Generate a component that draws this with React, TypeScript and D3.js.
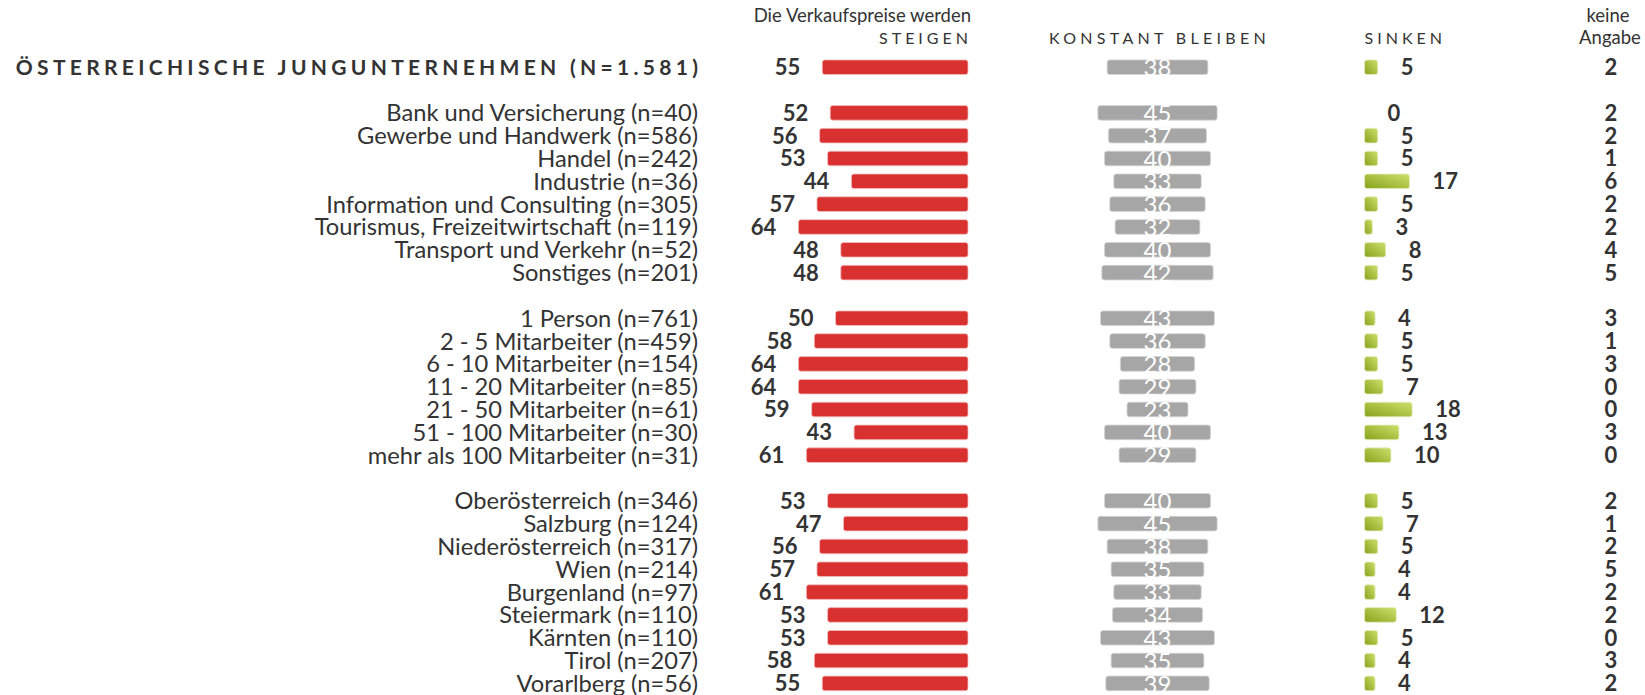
import React, { useRef, useEffect } from "react";
import * as d3 from "d3";

const categories = [
  "Österreichische Jungunternehmen (N=1.581)",
  "Bank und Versicherung (n=40)",
  "Gewerbe und Handwerk (n=586)",
  "Handel (n=242)",
  "Industrie (n=36)",
  "Information und Consulting (n=305)",
  "Tourismus, Freizeitwirtschaft (n=119)",
  "Transport und Verkehr (n=52)",
  "Sonstiges (n=201)",
  "1 Person (n=761)",
  "2 - 5 Mitarbeiter (n=459)",
  "6 - 10 Mitarbeiter (n=154)",
  "11 - 20 Mitarbeiter (n=85)",
  "21 - 50 Mitarbeiter (n=61)",
  "51 - 100 Mitarbeiter (n=30)",
  "mehr als 100 Mitarbeiter (n=31)",
  "Oberösterreich (n=346)",
  "Salzburg (n=124)",
  "Niederösterreich (n=317)",
  "Wien (n=214)",
  "Burgenland (n=97)",
  "Steiermark (n=110)",
  "Kärnten (n=110)",
  "Tirol (n=207)",
  "Vorarlberg (n=56)",
];

// block each row belongs to (a blank row sits between blocks)
const groups = [0, 1, 1, 1, 1, 1, 1, 1, 1, 2, 2, 2, 2, 2, 2, 2, 3, 3, 3, 3, 3, 3, 3, 3, 3];

const steigen = [55, 52, 56, 53, 44, 57, 64, 48, 48, 50, 58, 64, 64, 59, 43, 61, 53, 47, 56, 57, 61, 53, 53, 58, 55];
const konstant = [38, 45, 37, 40, 33, 36, 32, 40, 42, 43, 36, 28, 29, 23, 40, 29, 40, 45, 38, 35, 33, 34, 43, 35, 39];
const sinken = [5, 0, 5, 5, 17, 5, 3, 8, 5, 4, 5, 5, 7, 18, 13, 10, 5, 7, 5, 4, 4, 12, 5, 4, 4];
const keineAngabe = [2, 2, 2, 1, 6, 2, 2, 4, 5, 3, 1, 3, 0, 0, 3, 0, 2, 1, 2, 5, 2, 2, 0, 3, 2];

const W = 1645;
const H = 695;

const App = () => {
  const ref = useRef<SVGSVGElement>(null);

  useEffect(() => {
    document.body.style.margin = "0";
    document.body.style.overflow = "hidden";

    const svg = d3.select(ref.current);
    svg.selectAll("*").remove();

    const font = "Lato, 'Noto Sans', sans-serif";
    const ink = "#333333";

    // column anchors
    const labelRight = 698;
    const steigenRight = 968;
    const konstantMid = 1157.5;
    const sinkenLeft = 1364.5;
    const keineMid = 1611;

    const nSlots = categories.length + d3.max(groups)!;
    const y = d3
      .scaleBand<number>()
      .domain(d3.range(nSlots))
      .range([55.8, 694.8])
      .paddingInner(0.36)
      .paddingOuter(0.18);

    const x = d3.scaleLinear().domain([0, 100]).range([0, 265]);

    const rows = categories.map((c, i) => ({
      c,
      i,
      slot: i + groups[i],
      s: steigen[i],
      k: konstant[i],
      n: sinken[i],
      a: keineAngabe[i],
    }));
    const cy = (d) => y(d.slot)! + y.bandwidth() / 2;

    // gradient for "sinken"
    const defs = svg.append("defs");
    const grad = defs
      .append("linearGradient")
      .attr("id", "greenGrad")
      .attr("x1", 0)
      .attr("y1", 1)
      .attr("x2", 1)
      .attr("y2", 0);
    grad.append("stop").attr("offset", "0%").attr("stop-color", "#87a31c");
    grad.append("stop").attr("offset", "100%").attr("stop-color", "#cde06c");

    // header
    const head = svg.append("g").attr("font-family", font).attr("fill", ink);
    head
      .append("text")
      .attr("x", steigenRight + 3)
      .attr("y", 22)
      .attr("text-anchor", "end")
      .attr("font-size", 18.5)
      .text("Die Verkaufspreise werden");
    const caps = [
      { t: "STEIGEN", x: steigenRight + 4, a: "end" },
      { t: "KONSTANT BLEIBEN", x: konstantMid + 2, a: "middle" },
      { t: "SINKEN", x: sinkenLeft, a: "start" },
    ];
    head
      .selectAll("text.cap")
      .data(caps)
      .join("text")
      .attr("class", "cap")
      .attr("x", (d) => d.x)
      .attr("y", 44)
      .attr("text-anchor", (d) => d.a)
      .attr("font-size", 16)
      .attr("letter-spacing", (d) => (d.t.length > 10 ? 4.3 : 4))
      .text((d) => d.t);
    head
      .append("text")
      .attr("x", keineMid - 3)
      .attr("y", 22)
      .attr("text-anchor", "middle")
      .attr("font-size", 18.5)
      .text("keine");
    head
      .append("text")
      .attr("x", keineMid - 1)
      .attr("y", 44)
      .attr("text-anchor", "middle")
      .attr("font-size", 18.5)
      .text("Angabe");

    const g = svg.append("g").attr("font-family", font);

    // category labels
    g.selectAll("text.cat")
      .data(rows)
      .join("text")
      .attr("class", "cat")
      .attr("x", (d) => (d.i === 0 ? labelRight + 4.3 : labelRight))
      .attr("y", cy)
      .attr("dy", "0.36em")
      .attr("text-anchor", "end")
      .attr("fill", ink)
      .attr("font-size", (d) => (d.i === 0 ? 21 : 23.7))
      .attr("font-weight", (d) => (d.i === 0 ? 700 : 400))
      .attr("letter-spacing", (d) => (d.i === 0 ? 4.3 : 0))
      .text((d) => (d.i === 0 ? d.c.toUpperCase() : d.c));

    const barH = y.bandwidth();

    // steigen
    g.selectAll("rect.st")
      .data(rows)
      .join("rect")
      .attr("class", "st")
      .attr("x", (d) => steigenRight - x(d.s))
      .attr("y", (d) => y(d.slot)!)
      .attr("width", (d) => x(d.s))
      .attr("height", barH)
      .attr("rx", 2.5)
      .attr("fill", "#d93030")
      .attr("stroke", "#f3c0c0")
      .attr("stroke-width", 0.8);
    g.selectAll("text.stv")
      .data(rows)
      .join("text")
      .attr("class", "stv")
      .attr("x", (d) => steigenRight - x(d.s) - 22)
      .attr("y", cy)
      .attr("dy", "0.36em")
      .attr("text-anchor", "end")
      .attr("font-size", 22)
      .attr("font-weight", 700)
      .attr("fill", ink)
      .text((d) => d.s);

    // konstant bleiben
    g.selectAll("rect.ko")
      .data(rows)
      .join("rect")
      .attr("class", "ko")
      .attr("x", (d) => konstantMid - x(d.k) / 2)
      .attr("y", (d) => y(d.slot)!)
      .attr("width", (d) => x(d.k))
      .attr("height", barH)
      .attr("rx", 2.5)
      .attr("fill", "#a6a6a6")
      .attr("stroke", "#d4d4d4")
      .attr("stroke-width", 0.8);
    g.selectAll("text.kov")
      .data(rows)
      .join("text")
      .attr("class", "kov")
      .attr("x", konstantMid)
      .attr("y", cy)
      .attr("dy", "0.38em")
      .attr("text-anchor", "middle")
      .attr("font-size", 24)
      .attr("fill", "#ffffff")
      .text((d) => d.k);

    // sinken
    g.selectAll("rect.si")
      .data(rows.filter((d) => d.n > 0))
      .join("rect")
      .attr("class", "si")
      .attr("x", sinkenLeft)
      .attr("y", (d) => y(d.slot)!)
      .attr("width", (d) => x(d.n))
      .attr("height", barH)
      .attr("rx", 2.5)
      .attr("fill", "url(#greenGrad)")
      .attr("stroke", "#e6efc2")
      .attr("stroke-width", 0.8);
    g.selectAll("text.siv")
      .data(rows)
      .join("text")
      .attr("class", "siv")
      .attr("x", (d) => sinkenLeft + x(d.n) + 23)
      .attr("y", cy)
      .attr("dy", "0.36em")
      .attr("text-anchor", "start")
      .attr("font-size", 22)
      .attr("font-weight", 700)
      .attr("fill", ink)
      .text((d) => d.n);

    // keine Angabe
    g.selectAll("text.ka")
      .data(rows)
      .join("text")
      .attr("class", "ka")
      .attr("x", keineMid)
      .attr("y", cy)
      .attr("dy", "0.36em")
      .attr("text-anchor", "middle")
      .attr("font-size", 22)
      .attr("font-weight", 700)
      .attr("fill", ink)
      .text((d) => d.a);
  }, []);

  return (
    <svg
      ref={ref}
      width={W}
      height={H}
      style={{ position: "absolute", left: 0, top: 0, display: "block" }}
    ></svg>
  );
};

export default App;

+ + + +

The problem: Leave out any pictures and return exactly the lines from the beginning of the data through the line with "import * as", inclusive.

The reply:
Generate a component that draws this with React, TypeScript and D3.js.
import React, { useRef, useEffect } from "react";
import * as d3 from "d3";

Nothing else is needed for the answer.